Given data:
* BEGIN *

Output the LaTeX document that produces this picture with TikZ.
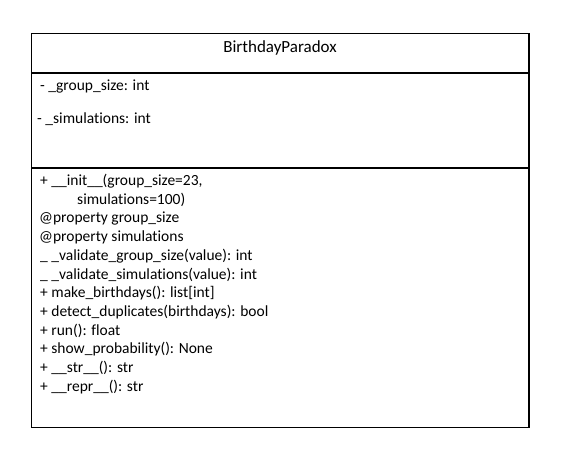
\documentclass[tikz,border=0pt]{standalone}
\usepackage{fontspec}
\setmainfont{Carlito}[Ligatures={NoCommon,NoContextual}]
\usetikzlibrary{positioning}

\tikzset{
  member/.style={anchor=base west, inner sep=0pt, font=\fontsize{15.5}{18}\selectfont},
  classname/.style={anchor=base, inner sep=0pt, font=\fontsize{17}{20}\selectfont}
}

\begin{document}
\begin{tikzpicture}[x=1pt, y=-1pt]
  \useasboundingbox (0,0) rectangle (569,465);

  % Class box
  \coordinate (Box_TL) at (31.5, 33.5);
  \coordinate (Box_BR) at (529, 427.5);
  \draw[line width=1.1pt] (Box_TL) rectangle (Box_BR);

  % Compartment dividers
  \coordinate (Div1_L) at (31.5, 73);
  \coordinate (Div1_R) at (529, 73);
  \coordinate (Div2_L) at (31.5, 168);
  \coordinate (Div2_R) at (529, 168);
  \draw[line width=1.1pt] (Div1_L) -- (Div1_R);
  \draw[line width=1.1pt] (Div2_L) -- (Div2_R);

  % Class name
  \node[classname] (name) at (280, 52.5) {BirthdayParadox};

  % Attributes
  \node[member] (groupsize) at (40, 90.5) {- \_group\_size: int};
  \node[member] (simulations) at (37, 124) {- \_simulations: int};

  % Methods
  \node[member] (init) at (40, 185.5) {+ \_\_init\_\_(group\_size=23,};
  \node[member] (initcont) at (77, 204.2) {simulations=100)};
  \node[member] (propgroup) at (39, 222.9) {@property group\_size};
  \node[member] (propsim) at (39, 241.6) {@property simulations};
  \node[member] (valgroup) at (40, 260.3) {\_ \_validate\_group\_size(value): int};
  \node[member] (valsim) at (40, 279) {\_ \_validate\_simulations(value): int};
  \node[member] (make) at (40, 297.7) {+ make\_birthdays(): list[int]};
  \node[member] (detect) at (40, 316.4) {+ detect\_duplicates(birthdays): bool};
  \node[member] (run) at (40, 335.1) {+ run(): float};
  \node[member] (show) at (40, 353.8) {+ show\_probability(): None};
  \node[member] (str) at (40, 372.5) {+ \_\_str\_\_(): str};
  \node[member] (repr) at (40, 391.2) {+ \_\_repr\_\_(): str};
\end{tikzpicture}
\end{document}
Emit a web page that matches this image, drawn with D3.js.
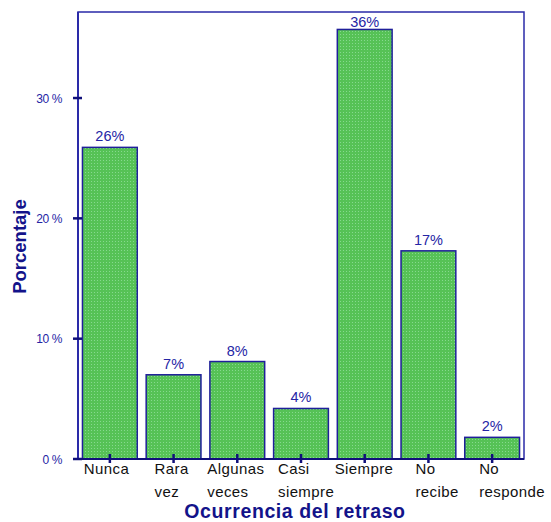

* END *

Task to carry out:
All of the records above must be copied exactly, except for the pictures.

Result of this task:
Output the LaTeX document that produces this picture with TikZ.
\documentclass[tikz,border=0pt]{standalone}
\usepackage{fontspec}
\setmainfont{Carlito}[Ligatures={NoCommon,NoContextual}]
\usetikzlibrary{positioning}

\tikzset{
  member/.style={anchor=base west, inner sep=0pt, font=\fontsize{15.5}{18}\selectfont},
  classname/.style={anchor=base, inner sep=0pt, font=\fontsize{17}{20}\selectfont}
}

\begin{document}
\begin{tikzpicture}[x=1pt, y=-1pt]
  \useasboundingbox (0,0) rectangle (569,465);

  % Class box
  \coordinate (Box_TL) at (31.5, 33.5);
  \coordinate (Box_BR) at (529, 427.5);
  \draw[line width=1.1pt] (Box_TL) rectangle (Box_BR);

  % Compartment dividers
  \coordinate (Div1_L) at (31.5, 73);
  \coordinate (Div1_R) at (529, 73);
  \coordinate (Div2_L) at (31.5, 168);
  \coordinate (Div2_R) at (529, 168);
  \draw[line width=1.1pt] (Div1_L) -- (Div1_R);
  \draw[line width=1.1pt] (Div2_L) -- (Div2_R);

  % Class name
  \node[classname] (name) at (280, 52.5) {BirthdayParadox};

  % Attributes
  \node[member] (groupsize) at (40, 90.5) {- \_group\_size: int};
  \node[member] (simulations) at (37, 124) {- \_simulations: int};

  % Methods
  \node[member] (init) at (40, 185.5) {+ \_\_init\_\_(group\_size=23,};
  \node[member] (initcont) at (77, 204.2) {simulations=100)};
  \node[member] (propgroup) at (39, 222.9) {@property group\_size};
  \node[member] (propsim) at (39, 241.6) {@property simulations};
  \node[member] (valgroup) at (40, 260.3) {\_ \_validate\_group\_size(value): int};
  \node[member] (valsim) at (40, 279) {\_ \_validate\_simulations(value): int};
  \node[member] (make) at (40, 297.7) {+ make\_birthdays(): list[int]};
  \node[member] (detect) at (40, 316.4) {+ detect\_duplicates(birthdays): bool};
  \node[member] (run) at (40, 335.1) {+ run(): float};
  \node[member] (show) at (40, 353.8) {+ show\_probability(): None};
  \node[member] (str) at (40, 372.5) {+ \_\_str\_\_(): str};
  \node[member] (repr) at (40, 391.2) {+ \_\_repr\_\_(): str};
\end{tikzpicture}
\end{document}
Emit a web page that matches this image, drawn with D3.js.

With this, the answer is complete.